Effect on structure, stability, and H+ irradiation on Nd3+/Ru4+-loaded iron phosphate glass for nuclear applications

Nuclear energy generation technology is critically linked with the safe disposal of radioactive waste. In this context, iron phosphate glass (IPG) is gaining predominance as nuclear waste vitrification matrix that necessitates a thorough study on the effect of the loading of various nuclear fission waste materials in it. In this study, the effect of the loading of Nd3+ (which acts as a surrogate for radioactive curium (Cm)) and Ru4+ (which is a fission product of U-235) in IPG has been assessed.
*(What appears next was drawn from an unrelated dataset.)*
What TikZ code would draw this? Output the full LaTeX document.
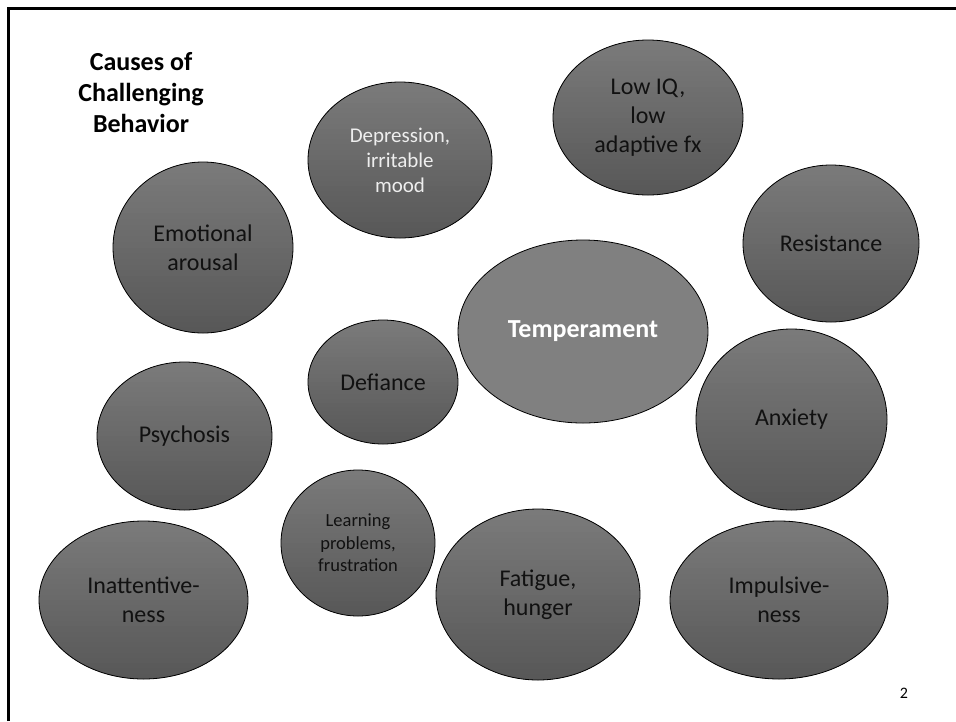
\documentclass[tikz,border=0pt]{standalone}
\usepackage{fontspec}
\setmainfont{Carlito}
\usetikzlibrary{shapes.geometric,calc}
\definecolor{shtop}{HTML}{7A7A7A}
\definecolor{shbot}{HTML}{585858}
\definecolor{flatgray}{HTML}{808080}
\definecolor{darktext}{HTML}{111111}
\definecolor{lighttext}{HTML}{EEEEEE}
\begin{document}
\begin{tikzpicture}[x=1pt,y=-1pt,
  bubblebase/.style={ellipse, draw=black, line width=0.8pt, inner sep=0pt, align=center},
  bubble/.style={bubblebase, fill=shtop, text=darktext, font=\fontsize{24}{29}\selectfont,
    path picture={
      \foreach \i [evaluate=\i as \p using 100*\i/29] in {0,...,29}{
        \fill[shbot!\p!shtop]
          ($(path picture bounding box.north west)!{\i/30}!(path picture bounding box.south west)$)
          rectangle
          ($(path picture bounding box.north east)!{(\i+1.2)/30}!(path picture bounding box.south east)$);
      }
    }},
]
\useasboundingbox (0,0) rectangle (956,721);
\fill[white] (0,0) rectangle (956,721);
\draw[line width=3pt] (8,721) -- (8,8) -- (956,8);

\node[font=\bfseries\fontsize{26}{31}\selectfont, align=center, inner sep=0pt] (title) at (141,93) {Causes of\\Challenging\\Behavior};

\node[bubble, minimum width=184pt, minimum height=156pt, text=lighttext, font=\fontsize{21}{25}\selectfont] (depr) at (400,160) {Depression,\\irritable\\mood};
\node[bubble, minimum width=190pt, minimum height=155pt] (lowiq) at (648,117.5) {Low IQ,\\low\\adaptive fx};
\node[bubble, minimum width=176pt, minimum height=157pt] (resist) at (831,243.5) {Resistance};
\node[bubble, minimum width=180pt, minimum height=171pt] (emot) at (203,247.5) {Emotional\\arousal};
\node[bubblebase, fill=flatgray, text=white, font=\bfseries\fontsize{26}{31}\selectfont, minimum width=250pt, minimum height=183pt] (temper) at (583,331.5) {Temperament};
\node[bubble, minimum width=150pt, minimum height=124pt] (defi) at (383,382) {Defiance};
\node[bubble, minimum width=191pt, minimum height=181pt] (anx) at (791.5,419.5) {Anxiety};
\node[bubble, minimum width=175pt, minimum height=148pt] (psych) at (184.5,436) {Psychosis};
\node[bubble, minimum width=154pt, minimum height=146pt, font=\fontsize{18.5}{22.5}\selectfont] (learn) at (358,543) {Learning\\problems,\\frustration};
\node[bubble, minimum width=209pt, minimum height=158pt] (inatt) at (143.5,600) {Inattentive-\\ness};
\node[bubble, minimum width=204pt, minimum height=171pt] (fatig) at (538,594.5) {Fatigue,\\hunger};
\node[bubble, minimum width=218pt, minimum height=158pt] (impul) at (779,600) {Impulsive-\\ness};

\node[font=\fontsize{16}{19}\selectfont, inner sep=0pt] (pnum) at (904,693) {2};
\end{tikzpicture}
\end{document}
The optimum loading of Nd3+/Ru4+ leading to the formation of homogenous melt has been ascertained via powder X-ray diffraction and scanning electron microscopy techniques. The modification in the Fe3+/Fe2+ ratio in IPG and the consequent change in its average coordination number with Nd3+/Ru4+ loading has been deduced from the Mossbauer studies. Local structure analysis has been done using X-ray absorption spectroscopy at Nd/Ru/Fe K-edge (as applicable) for all the single and co-loaded IPG samples. All the co-loaded samples show enhanced glass stability and glass forming ability compared to unloaded IPG which has been ascertained via detailed thermal studies. The variation in IPG network structure on the addition of Nd2O3 and RuO2 has been ascertained through spectroscopic techniques like Fourier transform infrared (FTIR) and Raman. The base glass and a few representative homogenous single and co-loaded IPG samples have been irradiated with 4.5 MeV proton beam to simulate the hosting of radioactive elements and the radiation effect on glass structure has been ascertained using FTIR and Raman spectroscopies. The suitability of IPG as nuclear waste vitrification matrix for Nd3+ and Ru4+ is established through all the above analyses.